- Work to complete
Lift every line from the entries that includes the word "this".

Data listing:

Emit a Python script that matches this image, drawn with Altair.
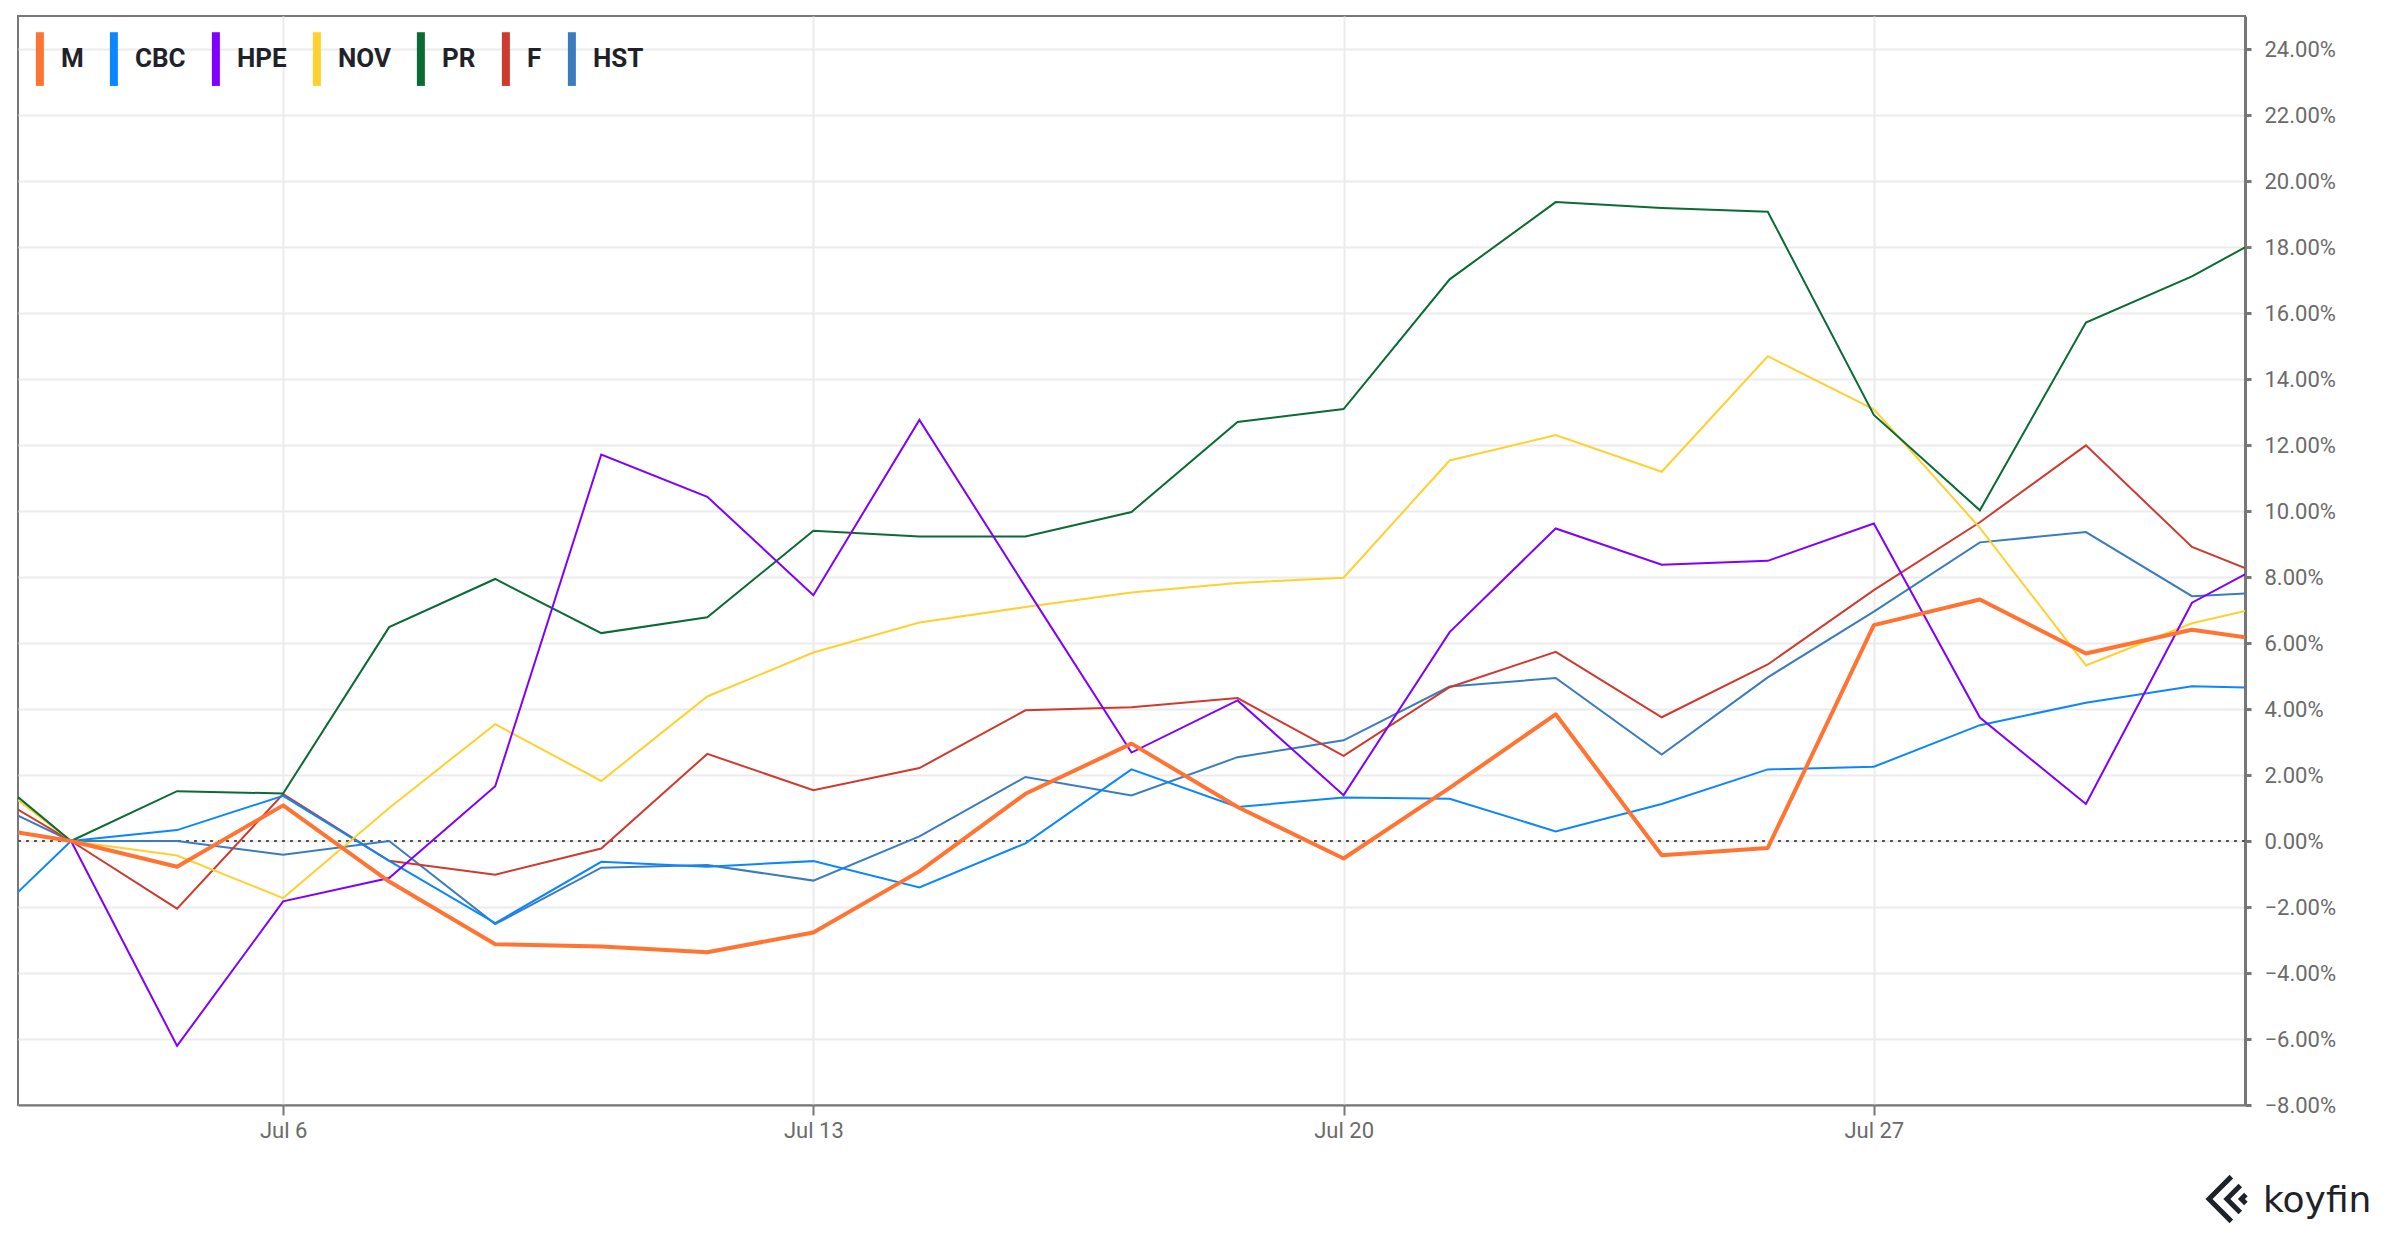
import altair as alt
import pandas as pd

# trading-day index (0 = Jul 6); -2.5 and 18.5 are the chart edges
idx = [-2.5, -2, -1, 0, 1, 2, 3, 4, 5, 6, 7, 8, 9, 10, 11, 12, 13, 14, 15, 16, 17, 18, 18.5]
tick_idx = [0, 5, 10, 15]
tick_labels = ["Jul 6", "Jul 13", "Jul 20", "Jul 27"]
y_ticks = list(range(-8, 25, 2))

symbols = ["M", "CBC", "HPE", "NOV", "PR", "F", "HST"]
colors = ["#ff7433", "#0a87ff", "#8000ff", "#ffd02f", "#0b6b35", "#cf3a2f", "#3a7cbd"]

M = [0.26, 0, -0.78, 1.08, -1.23, -3.13, -3.2, -3.37, -2.77, -0.92, 1.43, 2.95, 1.03, -0.53, 1.61, 3.84, -0.43, -0.21, 6.54, 7.32, 5.68, 6.4, 6.17]
CBC = [-1.55, 0, 0.33, 1.37, -0.6, -2.49, -0.63, -0.78, -0.61, -1.41, -0.07, 2.17, 1.03, 1.32, 1.28, 0.29, 1.12, 2.17, 2.25, 3.51, 4.19, 4.69, 4.65]
HPE = [None, 0, -6.21, -1.83, -1.12, 1.66, 11.71, 10.43, 7.45, 12.76, 7.7, 2.68, 4.26, 1.39, 6.33, 9.47, 8.37, 8.49, 9.62, 3.74, 1.12, 7.22, 8.08]
NOV = [1.24, 0, -0.44, -1.73, 1.0, 3.54, 1.82, 4.38, 5.71, 6.62, 7.09, 7.53, 7.82, 7.98, 11.53, 12.3, 11.19, 14.69, 13.08, 9.49, 5.32, 6.6, 6.97]
PR = [1.33, 0, 1.51, 1.44, 6.48, 7.94, 6.3, 6.78, 9.4, 9.23, 9.23, 9.97, 12.7, 13.09, 17.02, 19.36, 19.18, 19.07, 12.91, 10.02, 15.71, 17.11, 17.99]
F = [0.95, 0, -2.05, 1.42, -0.6, -1.02, -0.23, 2.64, 1.54, 2.21, 3.96, 4.05, 4.33, 2.58, 4.66, 5.73, 3.75, 5.35, 7.6, 9.66, 11.99, 8.91, 8.27]
HST = [0.77, 0, 0.0, -0.42, 0.0, -2.52, -0.81, -0.73, -1.2, 0.14, 1.94, 1.38, 2.54, 3.05, 4.68, 4.94, 2.62, 4.96, 6.95, 9.05, 9.36, 7.42, 7.5]

series = {"M": M, "CBC": CBC, "HPE": HPE, "NOV": NOV, "PR": PR, "F": F, "HST": HST}
draw_order = ["HST", "F", "CBC", "NOV", "PR", "HPE", "M"]

rows = []
for order, s in enumerate(draw_order):
    for i, v in zip(idx, series[s]):
        if v is not None:
            rows.append({"sym": s, "i": i, "v": v, "o": order})
df = pd.DataFrame(rows)

W, H = 2227, 1089
FONT = "Roboto"
GRID = "#ebebeb"
AX = "#777777"

x_labels_expr = "[" + ",".join(f"'{t}'" for t in tick_labels) + "][indexof([" + ",".join(str(t) for t in tick_idx) + "], datum.value)]"

x_enc = alt.X(
    "i:Q",
    scale=alt.Scale(domain=[-2.5, 18.5], nice=False, zero=False),
    axis=alt.Axis(
        values=tick_idx, labelExpr=x_labels_expr, title=None, grid=True,
        gridColor=GRID, gridWidth=2, domainColor=AX, domainWidth=2,
        tickColor=AX, tickWidth=2, tickSize=10, labelPadding=5,
        labelFontSize=22, labelColor="#6b6b6b", labelFont=FONT,
    ),
)
y_enc = alt.Y(
    "v:Q",
    scale=alt.Scale(domain=[-8, 25], nice=False, zero=False),
    axis=alt.Axis(
        orient="right", values=y_ticks, labelExpr="format(datum.value, '.2f') + '%'",
        title=None, grid=True, gridColor=GRID, gridWidth=2, domainColor=AX,
        domainWidth=3, tickColor=AX, tickWidth=3, tickSize=6, labelPadding=13,
        labelFontSize=22, labelColor="#6b6b6b", labelFont=FONT,
    ),
)
color_enc = alt.Color(
    "sym:N",
    scale=alt.Scale(domain=symbols, range=colors),
    sort=symbols,
    legend=alt.Legend(
        title=None, orient="none", legendX=17, legendY=30, direction="horizontal",
        columns=7, symbolType="M-1.3,-4.3L-1.3,4.3", symbolSize=156, symbolStrokeWidth=8,
        symbolOpacity=1, labelFontSize=26, labelFontWeight="bold", labelColor="#1f2329",
        labelFont=FONT, labelOffset=0, columnPadding=13,
    ),
)

base = alt.Chart(df)

thin = base.transform_filter(alt.datum.sym != "M").mark_line(strokeWidth=2, clip=True).encode(
    x=x_enc, y=y_enc, color=color_enc, detail="o:O", order="i:Q"
)
main = base.transform_filter(alt.datum.sym == "M").mark_line(strokeWidth=4, clip=True, strokeJoin="round").encode(
    x=x_enc, y=y_enc, color=color_enc, order="i:Q"
)

zero = alt.Chart(pd.DataFrame({"v": [0]})).mark_rule(
    color="#555555", strokeWidth=2, strokeDash=[3, 5]
).encode(y=alt.Y("v:Q"))

logo_text = alt.Chart(pd.DataFrame({"t": ["koyfin"]})).mark_text(
    align="left", baseline="alphabetic", font="DejaVu Sans", fontSize=36, color="#1e2229"
).encode(x=alt.value(2245), y=alt.value(1196), text="t:N")

logo_mark = alt.Chart(pd.DataFrame({"t": ["logo"]})).mark_point(
    shape="M0.15,-1 L-0.85,0 L0.15,1 M0.55,-0.6 L-0.05,0 L0.55,0.6 M0.8,-0.2 L0.6,0 L0.8,0.2",
    size=2000, filled=False, strokeWidth=5, color="#1e2229", opacity=1,
).encode(x=alt.value(2210), y=alt.value(1183))

chart = alt.layer(zero, thin, main, logo_mark, logo_text).properties(
    width=W, height=H, padding={"left": 9, "top": 8, "right": 5, "bottom": 2},
    background="white",
).configure_view(stroke=AX, strokeWidth=2)

chart.save("out.html", embed_options={"renderer": "svg", "actions": False})
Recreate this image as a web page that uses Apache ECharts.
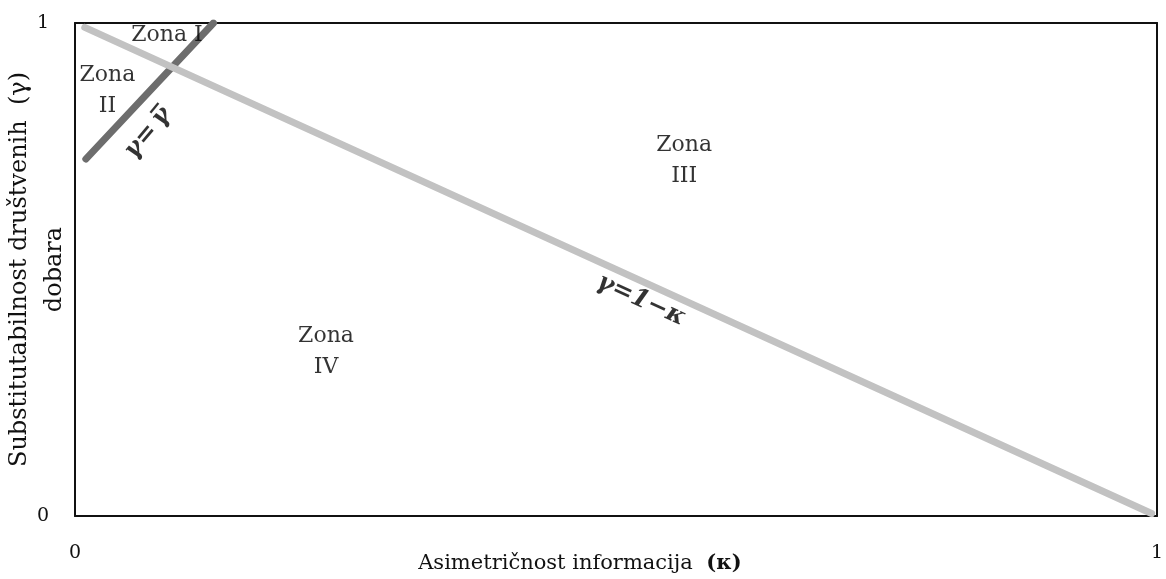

- Output of the exercise
Emit a Python script that matches this image, drawn with Altair.
Recreate this image as a web page that uses Apache ECharts.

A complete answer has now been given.